--- COLLECTED DATA ---
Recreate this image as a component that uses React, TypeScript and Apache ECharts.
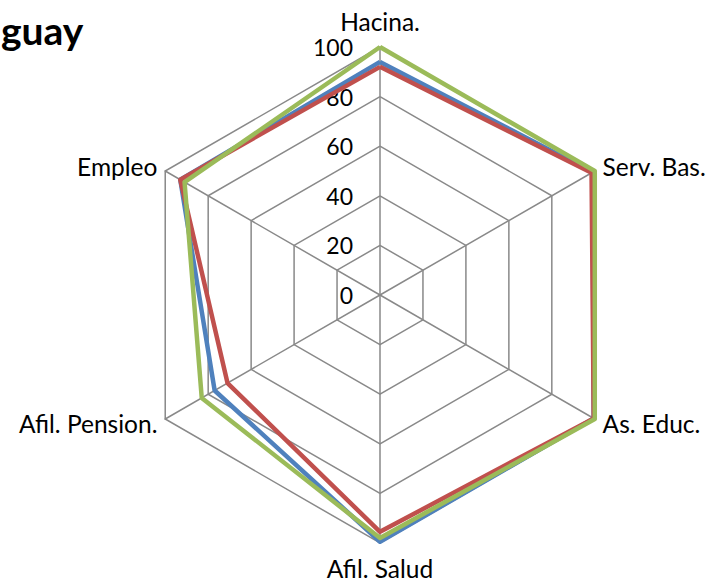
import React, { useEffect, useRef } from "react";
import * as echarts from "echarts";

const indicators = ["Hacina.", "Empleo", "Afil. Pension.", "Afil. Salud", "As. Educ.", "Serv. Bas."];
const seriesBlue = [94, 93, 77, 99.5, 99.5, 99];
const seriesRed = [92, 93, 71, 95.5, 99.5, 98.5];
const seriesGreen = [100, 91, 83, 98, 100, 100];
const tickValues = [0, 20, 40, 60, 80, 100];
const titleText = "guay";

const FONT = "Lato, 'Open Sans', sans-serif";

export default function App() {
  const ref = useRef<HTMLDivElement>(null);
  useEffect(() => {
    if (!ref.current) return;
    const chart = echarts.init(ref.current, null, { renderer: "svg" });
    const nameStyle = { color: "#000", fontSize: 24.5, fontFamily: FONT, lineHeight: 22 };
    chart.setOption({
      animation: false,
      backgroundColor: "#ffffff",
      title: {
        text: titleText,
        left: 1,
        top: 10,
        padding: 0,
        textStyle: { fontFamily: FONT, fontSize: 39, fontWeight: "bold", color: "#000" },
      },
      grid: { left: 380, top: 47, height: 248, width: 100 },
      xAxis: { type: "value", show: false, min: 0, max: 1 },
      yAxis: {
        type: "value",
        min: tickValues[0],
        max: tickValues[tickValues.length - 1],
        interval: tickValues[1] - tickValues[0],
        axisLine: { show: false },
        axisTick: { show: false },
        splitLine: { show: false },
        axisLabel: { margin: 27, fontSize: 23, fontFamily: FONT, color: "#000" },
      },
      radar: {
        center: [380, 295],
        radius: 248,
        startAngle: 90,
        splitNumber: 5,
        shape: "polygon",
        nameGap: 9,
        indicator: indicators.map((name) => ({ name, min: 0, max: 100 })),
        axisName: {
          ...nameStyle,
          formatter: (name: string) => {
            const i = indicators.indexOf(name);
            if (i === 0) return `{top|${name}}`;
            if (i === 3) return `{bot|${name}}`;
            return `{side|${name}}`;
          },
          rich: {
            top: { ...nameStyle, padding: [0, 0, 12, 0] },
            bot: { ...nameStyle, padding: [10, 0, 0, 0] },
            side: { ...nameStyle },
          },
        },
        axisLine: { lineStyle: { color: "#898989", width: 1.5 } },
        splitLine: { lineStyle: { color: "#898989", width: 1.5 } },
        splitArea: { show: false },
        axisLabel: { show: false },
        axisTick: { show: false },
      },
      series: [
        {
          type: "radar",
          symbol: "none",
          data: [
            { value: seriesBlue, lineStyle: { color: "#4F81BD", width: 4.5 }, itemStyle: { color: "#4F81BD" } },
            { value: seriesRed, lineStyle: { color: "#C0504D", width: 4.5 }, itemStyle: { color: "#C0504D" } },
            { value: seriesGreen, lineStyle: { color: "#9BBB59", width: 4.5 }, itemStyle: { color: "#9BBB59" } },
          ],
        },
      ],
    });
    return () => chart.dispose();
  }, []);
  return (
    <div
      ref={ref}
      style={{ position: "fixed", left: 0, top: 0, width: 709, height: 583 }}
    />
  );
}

--- THE EXERCISE ---
Give every line back word for word and leave the pictures out.

--- SOLVED PROBLEM ---
Recreate this image as a component that uses React, TypeScript and Apache ECharts.
import React, { useEffect, useRef } from "react";
import * as echarts from "echarts";

const indicators = ["Hacina.", "Empleo", "Afil. Pension.", "Afil. Salud", "As. Educ.", "Serv. Bas."];
const seriesBlue = [94, 93, 77, 99.5, 99.5, 99];
const seriesRed = [92, 93, 71, 95.5, 99.5, 98.5];
const seriesGreen = [100, 91, 83, 98, 100, 100];
const tickValues = [0, 20, 40, 60, 80, 100];
const titleText = "guay";

const FONT = "Lato, 'Open Sans', sans-serif";

export default function App() {
  const ref = useRef<HTMLDivElement>(null);
  useEffect(() => {
    if (!ref.current) return;
    const chart = echarts.init(ref.current, null, { renderer: "svg" });
    const nameStyle = { color: "#000", fontSize: 24.5, fontFamily: FONT, lineHeight: 22 };
    chart.setOption({
      animation: false,
      backgroundColor: "#ffffff",
      title: {
        text: titleText,
        left: 1,
        top: 10,
        padding: 0,
        textStyle: { fontFamily: FONT, fontSize: 39, fontWeight: "bold", color: "#000" },
      },
      grid: { left: 380, top: 47, height: 248, width: 100 },
      xAxis: { type: "value", show: false, min: 0, max: 1 },
      yAxis: {
        type: "value",
        min: tickValues[0],
        max: tickValues[tickValues.length - 1],
        interval: tickValues[1] - tickValues[0],
        axisLine: { show: false },
        axisTick: { show: false },
        splitLine: { show: false },
        axisLabel: { margin: 27, fontSize: 23, fontFamily: FONT, color: "#000" },
      },
      radar: {
        center: [380, 295],
        radius: 248,
        startAngle: 90,
        splitNumber: 5,
        shape: "polygon",
        nameGap: 9,
        indicator: indicators.map((name) => ({ name, min: 0, max: 100 })),
        axisName: {
          ...nameStyle,
          formatter: (name: string) => {
            const i = indicators.indexOf(name);
            if (i === 0) return `{top|${name}}`;
            if (i === 3) return `{bot|${name}}`;
            return `{side|${name}}`;
          },
          rich: {
            top: { ...nameStyle, padding: [0, 0, 12, 0] },
            bot: { ...nameStyle, padding: [10, 0, 0, 0] },
            side: { ...nameStyle },
          },
        },
        axisLine: { lineStyle: { color: "#898989", width: 1.5 } },
        splitLine: { lineStyle: { color: "#898989", width: 1.5 } },
        splitArea: { show: false },
        axisLabel: { show: false },
        axisTick: { show: false },
      },
      series: [
        {
          type: "radar",
          symbol: "none",
          data: [
            { value: seriesBlue, lineStyle: { color: "#4F81BD", width: 4.5 }, itemStyle: { color: "#4F81BD" } },
            { value: seriesRed, lineStyle: { color: "#C0504D", width: 4.5 }, itemStyle: { color: "#C0504D" } },
            { value: seriesGreen, lineStyle: { color: "#9BBB59", width: 4.5 }, itemStyle: { color: "#9BBB59" } },
          ],
        },
      ],
    });
    return () => chart.dispose();
  }, []);
  return (
    <div
      ref={ref}
      style={{ position: "fixed", left: 0, top: 0, width: 709, height: 583 }}
    />
  );
}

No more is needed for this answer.